Rostam / Half-Light

Solo debuts are difficult things. Following last year’s split with his former bandmates of art pop auteurs Vampire Weekend, the anticipation for Rostam’s own, personal, and individual foray into the album format has only been growing and growing. Audiences got a taste of his solo direction on 2016’s collaboration with Hamilton Leithauser, dipping into indie rock ballads on I Had a Dream That You Were Mine, and proving that Rostam was just as capable without his Vampire Weekend companions. Yet Half-Light sees Rostam perhaps finally find himself – it’s one of those debuts where every preconception of an artist needs to be thrown out almost completely, and one of few solo spinoffs that suggests that maybe you’re better off alone.

Half-Light is Rostam carving out new territory, albeit a region so strongly influenced by his contemporaries in arthouse electronica such as James Blake and Bon Iver.
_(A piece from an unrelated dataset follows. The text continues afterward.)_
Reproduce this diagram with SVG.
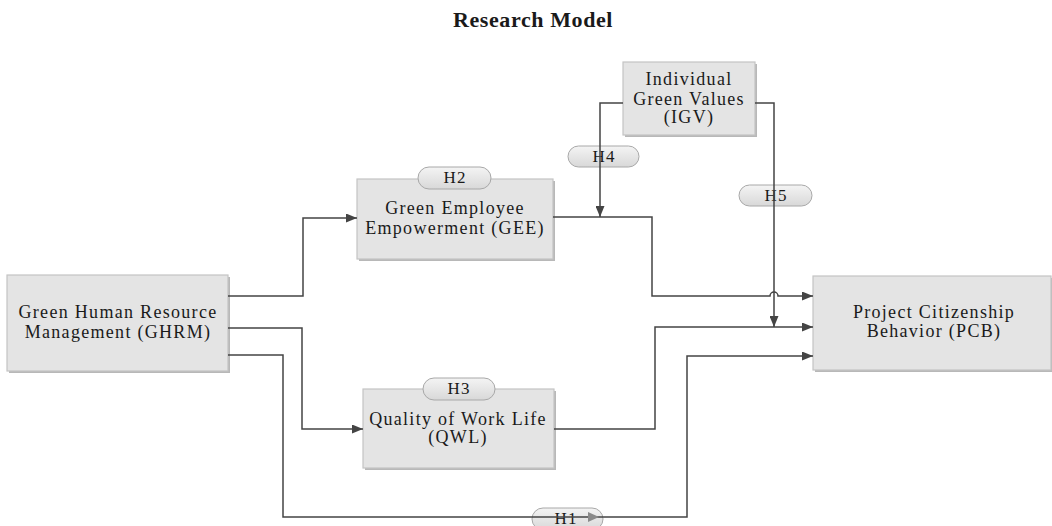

It’s not an entire abolition of his Vampire Weekend characteristics either though – it’s still easy to see how the multi-instrumentalist played his part in his former band, but here, the lowkey moments find themselves far more restrained and the forward moments are even more bombastic. Eccentric art pop ballads find themselves tinged with electronic elements and then and topped with booming worldbeat percussion, and while moments like the folksy and bittersweet I Will See You Again might deviate from this formula, Half-Light tends to keep to a concise musical palette bordering on baroque exotica.

Despite Rostam’s ever evolving sonic directions, the tight instrumental backdrops draw this album together and let the singer-songwriter’s deeply personal and introspective musings take centre stage. Whether it’s the rich and layered noise pop of Bike Dream, or his ambient, autotuned duet with Angel Deradoorian on Hold You, Rostam maintains a constant conceptual dichotomy, one which at times laments on love but at the same time manages to evoke feelings of personal empowerment in his listeners. Half-Light is a bittersweet album, but it’s ultimately sweet – the two versions of centrepiece Don’t Let It Get To You and then its closing reprise are starkly different pieces, but they’re both powerful moments that cement Rostam’s inspiring dictums.
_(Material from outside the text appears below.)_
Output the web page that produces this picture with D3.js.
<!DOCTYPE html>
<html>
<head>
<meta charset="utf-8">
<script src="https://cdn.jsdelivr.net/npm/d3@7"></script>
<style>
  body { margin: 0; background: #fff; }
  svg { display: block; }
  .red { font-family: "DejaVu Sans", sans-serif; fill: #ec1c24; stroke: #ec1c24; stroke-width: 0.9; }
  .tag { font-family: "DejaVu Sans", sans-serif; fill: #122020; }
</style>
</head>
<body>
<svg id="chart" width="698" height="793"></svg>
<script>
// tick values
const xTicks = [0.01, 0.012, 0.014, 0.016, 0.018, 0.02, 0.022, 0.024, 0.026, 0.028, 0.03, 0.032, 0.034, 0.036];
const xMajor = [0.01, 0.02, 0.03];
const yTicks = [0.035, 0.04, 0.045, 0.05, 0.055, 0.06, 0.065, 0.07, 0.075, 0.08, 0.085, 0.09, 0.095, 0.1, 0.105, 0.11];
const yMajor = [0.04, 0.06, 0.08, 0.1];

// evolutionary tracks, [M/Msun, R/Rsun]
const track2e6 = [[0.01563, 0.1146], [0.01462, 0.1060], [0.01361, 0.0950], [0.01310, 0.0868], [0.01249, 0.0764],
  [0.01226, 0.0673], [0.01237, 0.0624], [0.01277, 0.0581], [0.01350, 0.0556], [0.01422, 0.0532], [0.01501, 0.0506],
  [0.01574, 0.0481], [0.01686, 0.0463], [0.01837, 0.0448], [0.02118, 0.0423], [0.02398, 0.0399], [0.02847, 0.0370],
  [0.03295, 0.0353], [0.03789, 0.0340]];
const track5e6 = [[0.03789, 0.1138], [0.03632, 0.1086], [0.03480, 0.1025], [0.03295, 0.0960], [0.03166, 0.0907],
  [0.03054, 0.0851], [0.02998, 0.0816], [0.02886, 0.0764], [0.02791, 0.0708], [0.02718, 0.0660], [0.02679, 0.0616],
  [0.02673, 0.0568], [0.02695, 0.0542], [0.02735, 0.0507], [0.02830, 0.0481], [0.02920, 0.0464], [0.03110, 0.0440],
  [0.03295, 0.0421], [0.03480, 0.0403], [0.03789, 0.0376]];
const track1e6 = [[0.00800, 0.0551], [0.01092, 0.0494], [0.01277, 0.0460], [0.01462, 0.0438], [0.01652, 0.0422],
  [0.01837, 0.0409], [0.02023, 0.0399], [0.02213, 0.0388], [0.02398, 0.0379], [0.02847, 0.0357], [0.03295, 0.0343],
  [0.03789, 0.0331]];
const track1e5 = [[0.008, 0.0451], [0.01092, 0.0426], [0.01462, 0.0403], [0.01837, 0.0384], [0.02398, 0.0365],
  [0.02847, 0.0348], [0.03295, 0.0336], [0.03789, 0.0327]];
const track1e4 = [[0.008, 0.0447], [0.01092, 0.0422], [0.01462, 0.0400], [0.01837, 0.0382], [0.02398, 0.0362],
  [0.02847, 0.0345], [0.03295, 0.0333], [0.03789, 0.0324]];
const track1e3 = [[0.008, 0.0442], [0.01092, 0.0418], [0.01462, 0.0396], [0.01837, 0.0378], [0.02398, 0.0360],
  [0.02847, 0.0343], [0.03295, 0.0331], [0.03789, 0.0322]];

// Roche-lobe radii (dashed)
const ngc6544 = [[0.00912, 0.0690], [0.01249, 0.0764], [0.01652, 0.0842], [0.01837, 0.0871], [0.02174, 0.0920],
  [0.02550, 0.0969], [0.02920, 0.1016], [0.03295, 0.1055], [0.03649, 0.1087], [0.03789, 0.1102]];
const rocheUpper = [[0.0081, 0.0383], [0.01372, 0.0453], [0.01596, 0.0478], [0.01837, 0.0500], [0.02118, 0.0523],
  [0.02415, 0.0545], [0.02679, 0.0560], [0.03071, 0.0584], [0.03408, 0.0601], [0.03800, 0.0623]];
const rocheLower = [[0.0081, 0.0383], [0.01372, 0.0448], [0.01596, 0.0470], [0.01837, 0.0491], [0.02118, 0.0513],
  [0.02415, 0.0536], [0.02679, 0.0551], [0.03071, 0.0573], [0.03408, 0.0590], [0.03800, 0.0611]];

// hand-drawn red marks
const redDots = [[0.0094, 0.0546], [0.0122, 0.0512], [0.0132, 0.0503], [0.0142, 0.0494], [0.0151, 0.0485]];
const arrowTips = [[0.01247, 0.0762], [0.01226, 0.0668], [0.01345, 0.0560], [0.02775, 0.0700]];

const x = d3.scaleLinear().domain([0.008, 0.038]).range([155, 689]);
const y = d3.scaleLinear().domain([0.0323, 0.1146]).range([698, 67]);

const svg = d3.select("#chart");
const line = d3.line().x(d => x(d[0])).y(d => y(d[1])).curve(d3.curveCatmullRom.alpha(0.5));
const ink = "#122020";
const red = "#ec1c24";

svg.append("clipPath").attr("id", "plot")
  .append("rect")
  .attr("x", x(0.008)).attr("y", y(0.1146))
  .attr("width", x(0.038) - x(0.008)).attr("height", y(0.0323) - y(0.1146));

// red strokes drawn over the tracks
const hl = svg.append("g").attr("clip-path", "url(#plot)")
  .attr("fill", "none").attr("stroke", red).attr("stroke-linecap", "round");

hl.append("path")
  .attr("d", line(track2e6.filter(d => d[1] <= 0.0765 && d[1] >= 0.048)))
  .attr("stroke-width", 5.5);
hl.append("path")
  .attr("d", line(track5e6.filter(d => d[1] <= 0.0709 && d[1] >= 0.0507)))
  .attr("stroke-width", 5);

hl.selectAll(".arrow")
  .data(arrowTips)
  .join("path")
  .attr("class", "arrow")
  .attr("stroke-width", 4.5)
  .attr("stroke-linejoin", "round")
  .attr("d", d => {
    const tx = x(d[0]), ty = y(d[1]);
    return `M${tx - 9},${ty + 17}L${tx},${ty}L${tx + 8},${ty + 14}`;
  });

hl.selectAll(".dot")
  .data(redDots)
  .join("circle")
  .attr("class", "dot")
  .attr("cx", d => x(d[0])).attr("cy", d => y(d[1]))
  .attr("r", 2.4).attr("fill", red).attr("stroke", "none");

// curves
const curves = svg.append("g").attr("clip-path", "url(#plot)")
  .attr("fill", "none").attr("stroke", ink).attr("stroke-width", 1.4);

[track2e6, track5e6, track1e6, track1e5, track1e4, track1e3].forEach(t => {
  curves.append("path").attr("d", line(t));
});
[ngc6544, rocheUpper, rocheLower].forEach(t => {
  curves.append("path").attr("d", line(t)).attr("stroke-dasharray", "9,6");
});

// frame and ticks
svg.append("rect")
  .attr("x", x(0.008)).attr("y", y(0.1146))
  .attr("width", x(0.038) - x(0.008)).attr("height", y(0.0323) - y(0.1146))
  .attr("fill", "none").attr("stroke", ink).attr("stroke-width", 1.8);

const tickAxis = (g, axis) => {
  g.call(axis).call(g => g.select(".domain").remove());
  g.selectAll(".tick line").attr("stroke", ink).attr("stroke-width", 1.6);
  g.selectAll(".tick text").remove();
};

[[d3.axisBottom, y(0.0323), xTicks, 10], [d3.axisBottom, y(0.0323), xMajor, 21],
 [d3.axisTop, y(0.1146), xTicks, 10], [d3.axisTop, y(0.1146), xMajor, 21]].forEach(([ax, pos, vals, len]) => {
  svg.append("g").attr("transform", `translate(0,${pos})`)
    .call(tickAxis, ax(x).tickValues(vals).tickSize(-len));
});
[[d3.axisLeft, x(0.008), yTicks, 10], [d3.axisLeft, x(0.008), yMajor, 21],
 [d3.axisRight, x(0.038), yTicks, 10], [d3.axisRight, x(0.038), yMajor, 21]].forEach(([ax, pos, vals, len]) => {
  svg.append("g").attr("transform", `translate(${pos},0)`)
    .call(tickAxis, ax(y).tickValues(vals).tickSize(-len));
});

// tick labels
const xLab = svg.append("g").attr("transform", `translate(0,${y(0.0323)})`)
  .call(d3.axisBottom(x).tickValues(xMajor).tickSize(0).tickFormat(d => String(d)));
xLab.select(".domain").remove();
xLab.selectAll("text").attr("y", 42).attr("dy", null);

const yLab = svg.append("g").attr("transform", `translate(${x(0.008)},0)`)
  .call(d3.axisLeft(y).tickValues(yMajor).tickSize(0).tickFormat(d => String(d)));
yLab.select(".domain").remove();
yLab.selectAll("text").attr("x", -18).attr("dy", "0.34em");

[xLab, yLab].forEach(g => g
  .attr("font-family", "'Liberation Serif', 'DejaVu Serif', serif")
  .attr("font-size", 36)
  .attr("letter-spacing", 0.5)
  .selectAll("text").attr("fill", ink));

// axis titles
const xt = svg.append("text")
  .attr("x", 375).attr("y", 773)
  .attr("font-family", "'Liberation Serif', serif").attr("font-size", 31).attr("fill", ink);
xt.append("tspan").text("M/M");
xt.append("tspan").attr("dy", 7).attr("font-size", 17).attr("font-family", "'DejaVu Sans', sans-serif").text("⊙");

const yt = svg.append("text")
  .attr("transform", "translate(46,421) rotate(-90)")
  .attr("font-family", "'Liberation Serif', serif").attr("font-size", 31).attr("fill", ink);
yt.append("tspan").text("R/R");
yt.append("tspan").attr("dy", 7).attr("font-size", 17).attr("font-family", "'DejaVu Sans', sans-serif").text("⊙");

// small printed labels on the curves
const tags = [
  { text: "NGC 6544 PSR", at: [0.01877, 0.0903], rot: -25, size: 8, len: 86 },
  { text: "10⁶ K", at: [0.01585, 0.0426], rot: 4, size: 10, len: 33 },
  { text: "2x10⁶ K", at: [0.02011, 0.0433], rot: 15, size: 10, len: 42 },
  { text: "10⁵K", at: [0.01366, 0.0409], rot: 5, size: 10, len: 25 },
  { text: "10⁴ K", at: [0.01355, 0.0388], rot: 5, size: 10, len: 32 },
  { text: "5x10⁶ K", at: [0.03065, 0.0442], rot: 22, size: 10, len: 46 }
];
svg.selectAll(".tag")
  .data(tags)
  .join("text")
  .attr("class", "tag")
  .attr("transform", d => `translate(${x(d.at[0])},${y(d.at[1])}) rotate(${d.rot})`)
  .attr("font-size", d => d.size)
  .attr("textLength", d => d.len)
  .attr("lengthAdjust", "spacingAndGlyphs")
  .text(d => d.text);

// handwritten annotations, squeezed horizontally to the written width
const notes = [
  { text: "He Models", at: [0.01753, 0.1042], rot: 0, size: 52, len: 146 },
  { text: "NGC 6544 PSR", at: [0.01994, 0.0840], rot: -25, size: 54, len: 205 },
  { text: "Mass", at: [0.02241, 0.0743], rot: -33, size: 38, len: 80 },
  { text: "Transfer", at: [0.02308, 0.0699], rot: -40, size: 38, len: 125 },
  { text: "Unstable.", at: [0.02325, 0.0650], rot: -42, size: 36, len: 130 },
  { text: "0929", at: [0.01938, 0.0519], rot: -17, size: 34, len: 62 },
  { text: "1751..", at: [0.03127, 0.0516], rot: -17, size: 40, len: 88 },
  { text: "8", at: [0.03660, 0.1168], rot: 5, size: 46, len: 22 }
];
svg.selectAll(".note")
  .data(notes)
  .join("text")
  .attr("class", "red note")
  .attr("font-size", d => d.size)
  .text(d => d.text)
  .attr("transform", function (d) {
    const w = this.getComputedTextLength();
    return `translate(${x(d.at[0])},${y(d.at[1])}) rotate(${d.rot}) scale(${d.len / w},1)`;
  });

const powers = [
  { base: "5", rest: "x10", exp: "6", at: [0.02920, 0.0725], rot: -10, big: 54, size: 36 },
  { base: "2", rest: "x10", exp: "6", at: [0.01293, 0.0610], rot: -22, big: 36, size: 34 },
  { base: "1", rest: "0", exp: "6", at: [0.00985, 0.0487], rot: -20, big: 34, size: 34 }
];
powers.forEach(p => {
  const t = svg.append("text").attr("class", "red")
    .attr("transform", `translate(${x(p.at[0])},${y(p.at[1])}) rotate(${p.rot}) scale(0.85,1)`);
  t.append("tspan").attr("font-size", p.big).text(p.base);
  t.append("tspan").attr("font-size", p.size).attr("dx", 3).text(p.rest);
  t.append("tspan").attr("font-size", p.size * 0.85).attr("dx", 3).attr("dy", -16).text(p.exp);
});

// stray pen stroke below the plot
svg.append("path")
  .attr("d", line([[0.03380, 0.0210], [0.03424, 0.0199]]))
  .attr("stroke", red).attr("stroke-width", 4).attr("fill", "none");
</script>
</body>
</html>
And even with all of it’s more desolate moments, Half-Light is one of the most lush and intricate pop records out there. Wood escalates and blooms into a cacophony of worldbeat and arabesque plucks, while the wonky and bouncy Rudy wanders around a circus of strange sounds, both off beat and off key. Moments like opener Sumer or title track Half-Light might appear melancholic, but Rostam quickly transforms his personal sadness into a vessel for individual empowerment, matching the instrumental mood in his lyricism and powerful vocal performances. But it’s really penultimate track Gwan that sums up this album best – within just five minutes, and atop a stirring landscape of baroque strings and booming drums, Rostam cascades through a tide of human emotion, culminating a beautiful and poetic final moment for the album.

Half-Light is the sort of thing that all solo debuts should aspire to be. Not only does Rostam define his own musical identity in contrast to his Vampire Weekend compatriots, he goes beyond and explores rich musical territory beyond even his former band’s best. Rostam is much more than a Vampire Weekend spinoff – Half-Light shows that he’s no longer their backbone, but his own. Rostam’s bound to be a driving force in contemporary art pop, and the only question left is to ask where he’s going to go from here.